ICO came out with the evolution of cryptocurrencies and digital economy. According to the report of CoinDesk, this investment tool had outperformed VC funding in terms of collected capital as far back as Q2 2017. But what is ICO? What do tokensale authors trade? What risks does ICO involve? Let’s find the answers in the article.

 

What is ICO?

ICO – Initial Coin Offering – is a process of digital tokens launching on a cryptocurrency exchange to attract investments. In fact, it reminds a conventional IPO where tokens come as digital analogs of shares.

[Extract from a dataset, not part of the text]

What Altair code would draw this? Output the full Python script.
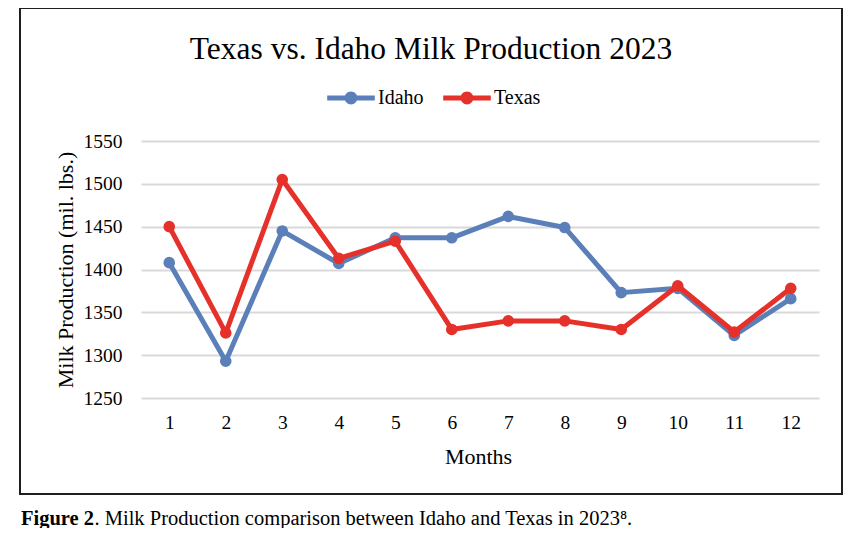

Token by nature has nothing different with cryptocurrency. However, unlike cryptocurrency, that has a speculative value only, token can be of three main types depending on the status creators gave them.

 

Types of tokens

  • Security tokens. This digital asset performs the same functions as a conventional share. Its owners can count on dividends and even have a right of vote if any management decision has to be made.
  • Utility tokens. An owner of such tokens can get use of services a company offers. For instance, to create apps in the Ethereum network, an internal currency ETH is needed. Another company can launch home tokens to use a car wash.
  • Equity tokens. Such tokens has a speculative value only. For instance, Bitcoin. One can successfully trade these assets on cryptocurrency exchanges by selling them at a higher price and then buying low.

 

 

Why is ICO carried out?

The only purpose a company produces home tokens for is investment attraction, which is far simpler than search for institutional investors and IPO. Tokens can be placed on a cryptocurrency exchange and sold with no intermediaries by publishing an e-wallet address of the project’s website. Bitcoin is the most popular currency whose tokens are purchased during Initial Coin Offering. However, before the tokensale starts, a company has to prepare a base in order to attract potential investors.

 

Stages of ICO

  • An announce. Before a tokensale, company representatives should do their best to present it to the community. This stage plays a vital role. The company publishes announces in related media and on renowned platforms. First, a project’s website is created, then – the most important document Whitepaper where the project’s idea, product, and stages of tokens distribution are described. This document is an indicator of project’s feasibility for investors.
  • Pre-ICO. As soon as a project gets popular and finds first investors, a separate offer is created and a closed tokensale – called pre-sale or pre-ICO - for a small group of people is run. Usually, at this stage, a digital asset’s price is knock-down.
  • ICO. A pre-sale is followed directly by Initial Coin Offering. Bitcoin and Ethereum are listed among the most popular cryptocurrencies used to buy tokens. At this stage, they are available to all the interested.

 

ICO: its nature, stages and risks - 2

 

Risks

The main danger ICO investors encounter is the absence of state regulation. Currently, the majority of governments doesn’t control tokensales. In such a case, no one would prevent a company from falling short of obligations claimed.

Therefore, only having thoroughly learned a project should one invest in ICO. Attention has to be paid to a team, experience, and reputation of its members. Investors also have to check MVP (minimum viable product), a general idea, a Roadmap, and a whitepaper. Only having thoroughly weighed all pros and cons as well as assessed project’s prospects makes it sense to decide on investing in ICO.